A school concert is always a mixed bag. It started with an ambitious rendering of two segments of Vivaldi’s Gloria: a work in progress, as they will be working on this over the next few months. Played slow enough for the strings to keep it up, it became, I have to admit, somewhat turgid in the voices of the singers who themselves are mostly instrumental players doing some compulsory ensemble work.
Once they got going, however (and this was just the chamber music concert: jazz and band performers get a chance later in the year), we heard a number of phenomenal VCE students performing solos and duos, with some pretty wonderful accompanying, too. The concert was held in St Michael’s church, so the acoustics, resounding off the wooden roof, were lovely. So was the warm atmosphere of proud parents, grandparents and friends.

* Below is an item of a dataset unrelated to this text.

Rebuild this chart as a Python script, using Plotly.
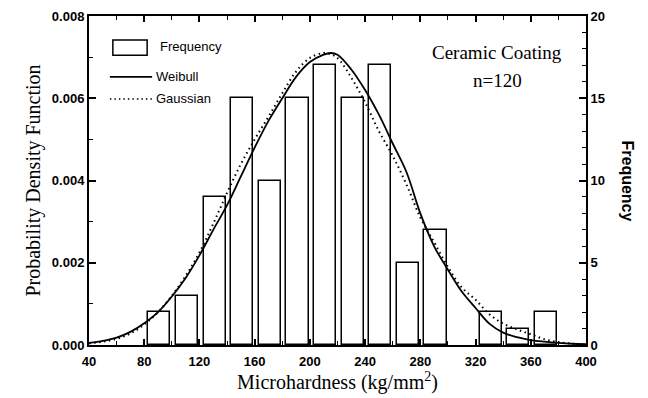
import plotly.graph_objects as go

# Histogram data
bin_centers = [91, 111, 131, 151, 171, 191, 211, 231, 251, 271, 291, 331, 351, 371]
frequency = [2, 3, 9, 15, 10, 15, 17, 15, 17, 5, 7, 2, 1, 2]
bar_width = 16

# Fitted curves
curve_x = [40, 50, 60, 70, 80, 90, 100, 110, 120, 130, 140, 150, 160, 170, 180, 190,
           200, 210, 215, 220, 230, 240, 250, 260, 270, 280, 290, 300, 310, 320, 330,
           340, 350, 360, 370, 380, 390, 400]
weibull = [0.00005, 0.00010, 0.00018, 0.00032, 0.00053, 0.00080, 0.00118, 0.00163,
           0.00218, 0.00280, 0.00340, 0.00410, 0.00480, 0.00545, 0.00600, 0.00652,
           0.00688, 0.00706, 0.00710, 0.00706, 0.00670, 0.00620, 0.00560, 0.00490,
           0.00420, 0.00320, 0.00240, 0.00183, 0.00130, 0.00090, 0.00052, 0.00030,
           0.00019, 0.00012, 0.00008, 0.00005, 0.00003, 0.00002]
gaussian = [0.00004, 0.00008, 0.00015, 0.00028, 0.00050, 0.00080, 0.00120, 0.00168,
            0.00225, 0.00295, 0.00370, 0.00440, 0.00500, 0.00555, 0.00612, 0.00665,
            0.00698, 0.00710, 0.00707, 0.00698, 0.00650, 0.00590, 0.00520, 0.00460,
            0.00390, 0.00310, 0.00250, 0.00190, 0.00140, 0.00110, 0.00075, 0.00052,
            0.00038, 0.00026, 0.00014, 0.00007, 0.00003, 0.00001]

x_ticks = [40, 80, 120, 160, 200, 240, 280, 320, 360, 400]
pdf_ticks = [0.000, 0.002, 0.004, 0.006, 0.008]
freq_ticks = [0, 5, 10, 15, 20]

fig = go.Figure()
fig.add_trace(go.Bar(x=bin_centers, y=frequency, width=bar_width, yaxis="y",
                     marker=dict(color="white", line=dict(color="black", width=1.5)),
                     name="Frequency", showlegend=False))
fig.add_trace(go.Scatter(x=curve_x, y=weibull, yaxis="y2", mode="lines",
                         line=dict(color="black", width=1.8, shape="spline"),
                         name="Weibull", showlegend=False))
fig.add_trace(go.Scatter(x=curve_x, y=gaussian, yaxis="y2", mode="lines",
                         line=dict(color="black", width=2, dash="1.5px,3.5px",
                                   shape="spline"),
                         name="Gaussian", showlegend=False))

tickfont = dict(family="Liberation Sans", size=13, color="black", weight="bold")
serif = "Liberation Serif"

fig.update_layout(
    width=648, height=398,
    margin=dict(l=89, r=62, t=16, b=53),
    paper_bgcolor="white", plot_bgcolor="white",
    bargap=0,
    xaxis=dict(range=[40, 400], tickvals=x_ticks, ticks="inside", ticklen=6,
               tickwidth=1.5, tickcolor="black", showline=True, linecolor="black",
               linewidth=2, mirror="ticks", showgrid=False, zeroline=False,
               tickfont=tickfont, automargin=False, ticklabelstandoff=3,
               minor=dict(dtick=20, tick0=40, ticks="inside", ticklen=4,
                          tickcolor="black", tickwidth=1.2),
               title=dict(text="Microhardness (kg/mm<sup>2</sup>)",
                          font=dict(family=serif, size=20, color="#000000"),
                          standoff=4)),
    yaxis=dict(range=[0, 20], tickvals=freq_ticks, side="right", ticks="inside",
               ticklen=7, tickwidth=1.5, tickcolor="black", showline=True,
               linecolor="black", linewidth=2, showgrid=False, zeroline=False,
               tickfont=tickfont, automargin=False,
               minor=dict(dtick=1, ticks="inside", ticklen=4, tickcolor="black",
                          tickwidth=1.2)),
    yaxis2=dict(range=[0, 0.008], tickvals=pdf_ticks, tickformat=".3f",
                overlaying="y", side="left", ticks="inside", ticklen=7,
                tickwidth=1.5, tickcolor="black", showline=True, linecolor="black",
                linewidth=2, showgrid=False, zeroline=False, tickfont=tickfont,
                automargin=False,
                minor=dict(dtick=0.001, ticks="inside", ticklen=4,
                           tickcolor="black", tickwidth=1.2),
                title=dict(text="Probability Density Function",
                           font=dict(family=serif, size=20, color="#000000"),
                           standoff=6)),
)

# Right axis title (reads top to bottom)
fig.add_annotation(text="<b>Frequency</b>", xref="paper", yref="paper",
                   x=(627 - 89) / 497, y=0.5, xanchor="center", yanchor="middle",
                   textangle=90, showarrow=False,
                   font=dict(family="Liberation Sans", size=16, color="black"))

# Legend drawn manually
fig.add_shape(type="rect", xref="paper", yref="paper", x0=0.048, x1=0.117,
              y0=0.881, y1=0.927, line=dict(color="black", width=1.5), fillcolor="white")
fig.add_shape(type="line", xref="paper", yref="paper", x0=0.042, x1=0.127,
              y0=0.815, y1=0.815, line=dict(color="black", width=1.8))
fig.add_shape(type="line", xref="paper", yref="paper", x0=0.042, x1=0.127,
              y0=0.748, y1=0.748, line=dict(color="black", width=1.5, dash="1.5px,3px"))
legfont = dict(family="Liberation Sans", size=13, color="black")
for txt, yy, xx in [("Frequency", 0.906, 0.139), ("Weibull", 0.815, 0.131),
                    ("Gaussian", 0.748, 0.131)]:
    fig.add_annotation(text=txt, xref="paper", yref="paper", x=xx, y=yy,
                       xanchor="left", yanchor="middle", showarrow=False, font=legfont)

fig.add_annotation(text="Ceramic Coating", xref="paper", yref="paper", x=0.821, y=0.888,
                   xanchor="center", yanchor="middle", showarrow=False,
                   font=dict(family=serif, size=19, color="black"))
fig.add_annotation(text="n=120", xref="paper", yref="paper", x=0.821, y=0.805,
                   xanchor="center", yanchor="middle", showarrow=False,
                   font=dict(family=serif, size=19, color="black"))

fig.write_html("out.html")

We are in the privileged position of living close enough to an excellent government school that is academically strong, while also taking its music and arts programme very seriously. A number of its students go on to the Victorian College of the Arts, and come back to help out, as did the brilliant guitarist accompanying a somewhat introverted solo performance of Leonard Cohen’s Allelujah. The school is pretty well resourced, so there was a harpsichord for the Vivaldi, and the announcement of some excellent results in the recent Flute competitions. A highlight was a wonderful performance of Ros Bandt’s Meditation for recorder, with Ros sitting in the audience.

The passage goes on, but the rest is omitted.